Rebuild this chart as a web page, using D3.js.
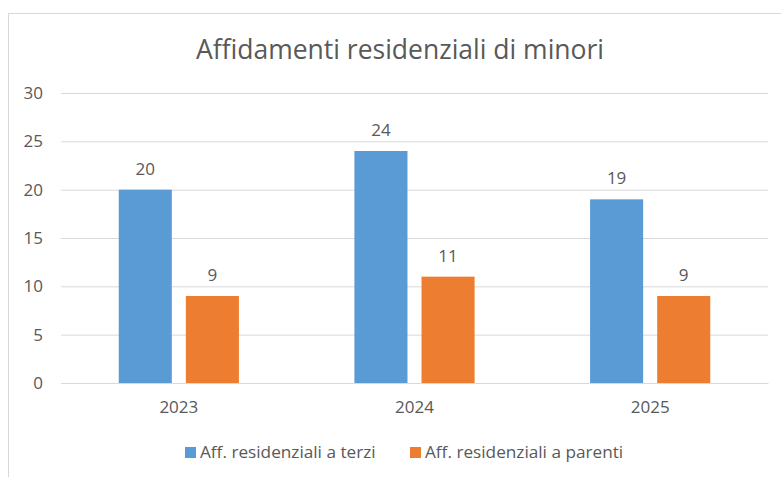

--

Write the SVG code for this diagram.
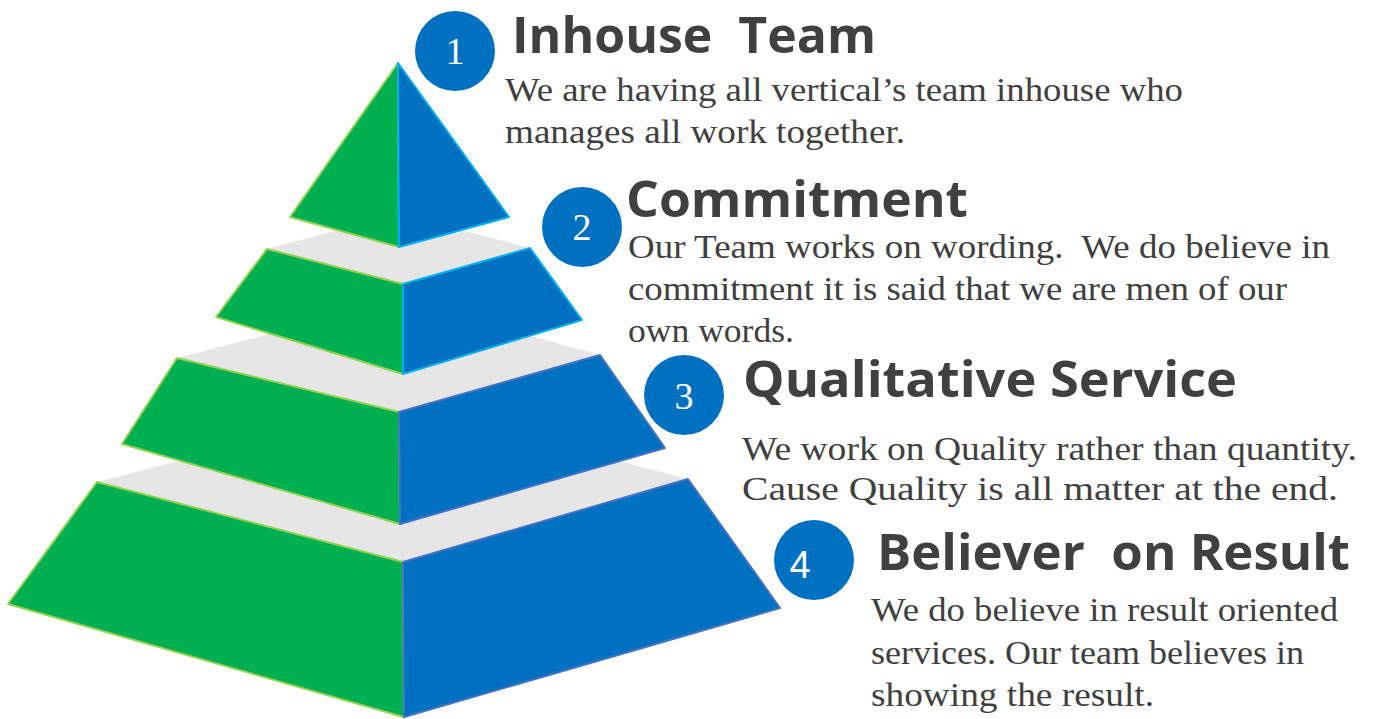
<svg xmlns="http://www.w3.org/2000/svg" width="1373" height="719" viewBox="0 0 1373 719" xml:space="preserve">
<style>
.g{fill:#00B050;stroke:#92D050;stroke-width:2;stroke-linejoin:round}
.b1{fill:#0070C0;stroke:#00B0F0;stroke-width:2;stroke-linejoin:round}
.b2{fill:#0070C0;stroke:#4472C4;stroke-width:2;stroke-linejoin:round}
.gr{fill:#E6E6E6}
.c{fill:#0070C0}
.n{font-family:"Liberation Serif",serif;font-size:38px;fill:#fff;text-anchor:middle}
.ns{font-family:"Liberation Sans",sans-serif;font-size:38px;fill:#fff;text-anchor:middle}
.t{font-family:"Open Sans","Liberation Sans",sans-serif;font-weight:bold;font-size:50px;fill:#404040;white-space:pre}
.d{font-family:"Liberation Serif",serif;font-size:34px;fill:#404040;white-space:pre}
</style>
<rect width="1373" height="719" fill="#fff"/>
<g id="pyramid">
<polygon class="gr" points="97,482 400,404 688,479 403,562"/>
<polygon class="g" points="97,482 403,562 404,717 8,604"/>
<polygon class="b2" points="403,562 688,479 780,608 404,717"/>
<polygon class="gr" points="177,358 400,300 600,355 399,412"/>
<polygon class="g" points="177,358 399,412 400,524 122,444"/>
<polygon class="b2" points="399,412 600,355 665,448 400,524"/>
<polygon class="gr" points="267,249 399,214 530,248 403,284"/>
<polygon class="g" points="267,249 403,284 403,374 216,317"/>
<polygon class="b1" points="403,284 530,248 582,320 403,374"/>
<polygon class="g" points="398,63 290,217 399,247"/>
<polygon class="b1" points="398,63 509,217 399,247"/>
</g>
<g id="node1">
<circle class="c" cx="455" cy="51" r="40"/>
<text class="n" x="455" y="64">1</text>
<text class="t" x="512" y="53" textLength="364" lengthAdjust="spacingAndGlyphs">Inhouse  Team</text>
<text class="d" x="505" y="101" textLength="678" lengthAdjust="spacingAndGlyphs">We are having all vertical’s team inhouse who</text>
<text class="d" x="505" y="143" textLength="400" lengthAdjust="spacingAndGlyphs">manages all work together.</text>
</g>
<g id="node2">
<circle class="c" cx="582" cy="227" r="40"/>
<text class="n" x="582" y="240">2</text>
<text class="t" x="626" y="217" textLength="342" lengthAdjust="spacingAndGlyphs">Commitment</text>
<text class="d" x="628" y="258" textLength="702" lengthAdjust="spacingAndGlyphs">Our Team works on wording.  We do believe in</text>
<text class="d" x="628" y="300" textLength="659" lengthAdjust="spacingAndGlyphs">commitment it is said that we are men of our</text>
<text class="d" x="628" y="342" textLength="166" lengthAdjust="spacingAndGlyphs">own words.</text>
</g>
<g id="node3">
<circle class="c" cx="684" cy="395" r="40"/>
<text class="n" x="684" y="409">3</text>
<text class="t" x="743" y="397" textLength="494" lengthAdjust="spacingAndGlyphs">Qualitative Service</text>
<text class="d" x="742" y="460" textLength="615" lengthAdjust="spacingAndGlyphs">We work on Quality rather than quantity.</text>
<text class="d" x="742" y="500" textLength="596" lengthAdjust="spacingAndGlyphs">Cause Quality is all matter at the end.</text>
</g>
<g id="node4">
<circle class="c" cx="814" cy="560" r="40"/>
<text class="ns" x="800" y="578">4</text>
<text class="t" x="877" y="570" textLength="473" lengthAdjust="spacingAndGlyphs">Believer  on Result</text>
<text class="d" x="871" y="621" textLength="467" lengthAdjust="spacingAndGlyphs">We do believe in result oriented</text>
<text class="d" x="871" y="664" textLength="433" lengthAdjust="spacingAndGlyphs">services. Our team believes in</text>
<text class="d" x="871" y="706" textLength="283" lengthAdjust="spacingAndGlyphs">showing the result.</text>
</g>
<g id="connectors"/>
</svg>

• The request: Go through the lines above. Select every one that has the string "this".

• Task solution:
Rebuild this chart as a web page, using D3.js.
Write the SVG code for this diagram.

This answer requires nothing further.